No one at West Australian Newspapers or at PBL will “pay” for the losses of around $100 million confirmed today on the sale of their combined 100% stake in struggling cinema chain Hoyts to the private equity group Pacific Equity Partners.

After all, the man responsible for the nasty loss on the deal at WAN is former CEO Ian Law who now runs PBL Media. At PBL the responsible people include deputy executive chairman, Chris Anderson, chairman, James Packer and CEO, John Alexander.

Both groups paid $173.5 million for 50% each of Hoyts when they bought it from the private Packer company, Consolidated Press, back in 2004. WAN paid cash, PBL paid Cons Press 11.1 million PBL shares. There was debt as well. Some reports said it had an “enterprise value” of $520 million back then.

The statement released today makes interesting reading.

“About A$150 million” is nice and imprecise, given the written down values of the 50% stakes for both companies, are close to it. The “enterprise value of $440 million” includes a lot of debt: at least $140 million to $150 million. Being of generous spirit, based on the $173.5 million initial cost, it would indicate a loss of $23.5 million each. But both companies upvalued their stakes to more than $200 million, so the loss on the written up value is more than $50 million each.

The other interesting point from the statement is that the only PBL executive mentioned is Martin Dalgleish “The CEO of New Media at PBL”. He got the hospital pass it would seem. He is a digital man whereas Hoyts is very much old media and was supposed to have been killed off by TV. No mention here about how the supposed cross-promotional platform approach spruiked by both companies when they did the deal hasn’t worked. DVDs, downloading on the internet, TV, especially pay TV, have all taken business away from Hoyts.  There’s no recognition there from PEP of the continuing impact of “new media”.

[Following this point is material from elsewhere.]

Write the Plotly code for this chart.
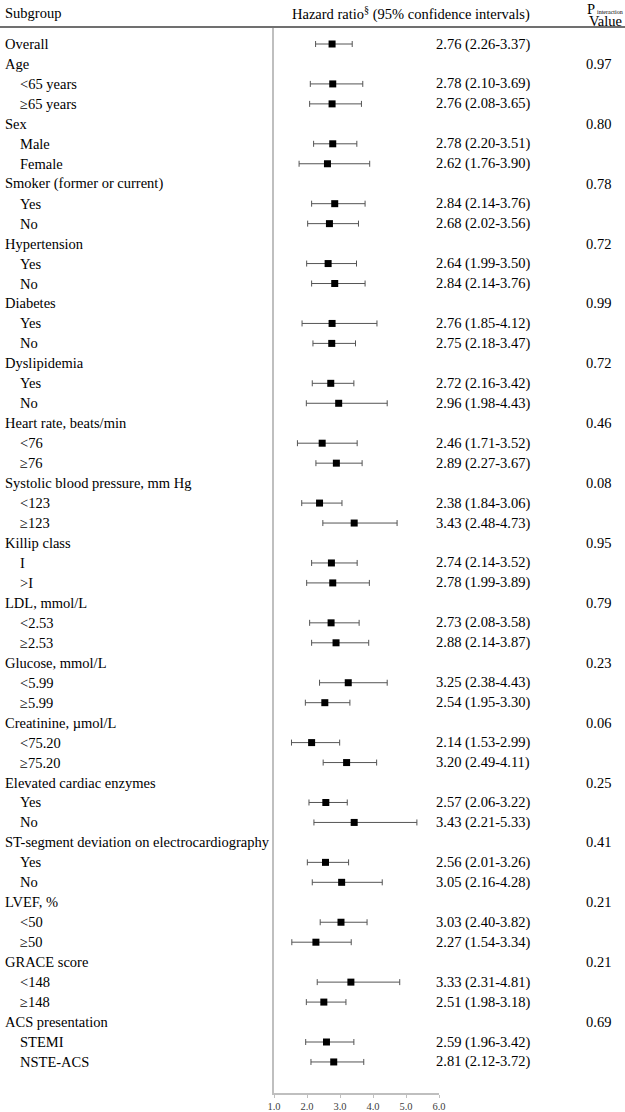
import plotly.graph_objects as go

# Subgroup data (hazard ratio, 95% CI, P for interaction)
groups = ["Age", "Sex", "Smoker (former or current)", "Hypertension", "Diabetes",
          "Dyslipidemia", "Heart rate, beats/min", "Systolic blood pressure, mm Hg",
          "Killip class", "LDL, mmol/L", "Glucose, mmol/L", "Creatinine, µmol/L",
          "Elevated cardiac enzymes", "ST-segment deviation on electrocardiography",
          "LVEF, %", "GRACE score", "ACS presentation"]
subgroups = [["<65 years", "≥65 years"], ["Male", "Female"], ["Yes", "No"], ["Yes", "No"],
             ["Yes", "No"], ["Yes", "No"], ["<76", "≥76"], ["<123", "≥123"], ["I", ">I"],
             ["<2.53", "≥2.53"], ["<5.99", "≥5.99"], ["<75.20", "≥75.20"], ["Yes", "No"],
             ["Yes", "No"], ["<50", "≥50"], ["<148", "≥148"], ["STEMI", "NSTE-ACS"]]
hr = [[2.78, 2.76], [2.78, 2.62], [2.84, 2.68], [2.64, 2.84], [2.76, 2.75], [2.72, 2.96],
      [2.46, 2.89], [2.38, 3.43], [2.74, 2.78], [2.73, 2.88], [3.25, 2.54], [2.14, 3.20],
      [2.57, 3.43], [2.56, 3.05], [3.03, 2.27], [3.33, 2.51], [2.59, 2.81]]
ci_low = [[2.10, 2.08], [2.20, 1.76], [2.14, 2.02], [1.99, 2.14], [1.85, 2.18], [2.16, 1.98],
          [1.71, 2.27], [1.84, 2.48], [2.14, 1.99], [2.08, 2.14], [2.38, 1.95], [1.53, 2.49],
          [2.06, 2.21], [2.01, 2.16], [2.40, 1.54], [2.31, 1.98], [1.96, 2.12]]
ci_high = [[3.69, 3.65], [3.51, 3.90], [3.76, 3.56], [3.50, 3.76], [4.12, 3.47], [3.42, 4.43],
           [3.52, 3.67], [3.06, 4.73], [3.52, 3.89], [3.58, 3.87], [4.43, 3.30], [2.99, 4.11],
           [3.22, 5.33], [3.26, 4.28], [3.82, 3.34], [4.81, 3.18], [3.42, 3.72]]
p_interaction = ["0.97", "0.80", "0.78", "0.72", "0.99", "0.72", "0.46", "0.08", "0.95",
                 "0.79", "0.23", "0.06", "0.25", "0.41", "0.21", "0.21", "0.69"]
overall = ("Overall", 2.76, 2.26, 3.37)
x_ticks = [1, 2, 3, 4, 5, 6]

W, H = 625, 1112
TOP, BOTTOM = 28, 19
ROW0, ROW_STEP = 44, 19.96
FONT = "Liberation Serif"
FS = 14.5

# flatten into rows
labels, indent, xs, ys, lo, hi, hr_text, p_rows = [], [], [], [], [], [], [], []
row = 0
labels.append(overall[0]); indent.append(False)
xs.append(overall[1]); ys.append(row); lo.append(overall[2]); hi.append(overall[3])
hr_text.append((row, f"{overall[1]:.2f} ({overall[2]:.2f}-{overall[3]:.2f})"))
for g, subs, h, l, u, p in zip(groups, subgroups, hr, ci_low, ci_high, p_interaction):
    row += 1
    labels.append(g); indent.append(False)
    p_rows.append((row, p))
    for s, hv, lv, uv in zip(subs, h, l, u):
        row += 1
        labels.append(s); indent.append(True)
        xs.append(hv); ys.append(row); lo.append(lv); hi.append(uv)
        hr_text.append((row, f"{hv:.2f} ({lv:.2f}-{uv:.2f})"))

plot_h = H - TOP - BOTTOM
y_top = -(ROW0 - TOP) / ROW_STEP
y_bot = y_top + plot_h / ROW_STEP

fig = go.Figure()
fig.add_trace(go.Scatter(
    x=xs, y=ys, mode="markers",
    marker=dict(symbol="square", size=7, color="black"),
    error_x=dict(type="data", symmetric=False,
                 array=[u - x for u, x in zip(hi, xs)],
                 arrayminus=[x - l for x, l in zip(xs, lo)],
                 color="#555555", thickness=1, width=3),
    showlegend=False, hoverinfo="skip",
))

ann = []
for i, (lab, ind) in enumerate(zip(labels, indent)):
    ann.append(dict(x=(18 if ind else 3) / W, y=i, xref="paper", yref="y", text=lab,
                    xanchor="left", yanchor="middle", showarrow=False))
for r, t in hr_text:
    ann.append(dict(x=532 / W, y=r, xref="paper", yref="y", text=t,
                    xanchor="right", yanchor="middle", showarrow=False))
for r, t in p_rows:
    ann.append(dict(x=613 / W, y=r, xref="paper", yref="y", text=t,
                    xanchor="right", yanchor="middle", showarrow=False))

def py(px):
    return 1 + (TOP - px) / plot_h

ann += [
    dict(x=3 / W, y=py(13), xref="paper", yref="paper", text="Subgroup",
         xanchor="left", yanchor="middle", showarrow=False),
    dict(x=532 / W, y=py(13), xref="paper", yref="paper",
         text="Hazard ratio<sup>§</sup> (95% confidence intervals)",
         xanchor="right", yanchor="middle", showarrow=False),
    dict(x=597 / W, y=py(9), xref="paper", yref="paper", text="P",
         xanchor="right", yanchor="middle", showarrow=False),
    dict(x=595 / W, y=py(11.5), xref="paper", yref="paper", text="interaction",
         font=dict(size=6), xanchor="left", yanchor="middle", showarrow=False),
    dict(x=605 / W, y=py(21.5), xref="paper", yref="paper", text="Value",
         xanchor="center", yanchor="middle", showarrow=False),
]

fig.update_layout(
    width=W, height=H,
    margin=dict(l=0, r=0, t=TOP, b=BOTTOM, autoexpand=False),
    paper_bgcolor="white", plot_bgcolor="white",
    font=dict(family=FONT, size=FS, color="black"),
    annotations=ann,
    shapes=[dict(type="line", xref="paper", yref="paper", x0=0, x1=1,
                 y0=py(27), y1=py(27), line=dict(color="#404040", width=1.5))],
    xaxis=dict(domain=[274 / W, 439 / W], range=[1, 6], tickvals=x_ticks,
               ticktext=[f"{v:.1f}" for v in x_ticks], ticks="outside", ticklen=3,
               tickcolor="#bfbfbf", showline=True, linecolor="#bfbfbf", linewidth=1.5,
               showgrid=False, zeroline=False,
               tickfont=dict(family=FONT, size=10.5, color="#404040")),
    yaxis=dict(range=[y_bot, y_top], showline=True, linecolor="#bfbfbf", linewidth=1.5,
               showticklabels=False, showgrid=False, zeroline=False, ticks=""),
)

fig.write_html("out.html", config={"displayModeBar": False},
               post_script="document.body.style.margin='0';")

Lots of companies from here and overseas kicked the tires and came away unimpressed. PBL even tried to get WAN to buy its stake. I wonder if the Seven Network forced that deal to die?

Pacific Equity Partners were the buyers of last resort. And an Indian cinema chain was supposed to have been interested at $450 million. But PEP prevailed. Is that the hospital pass in this bit of pass the parcel?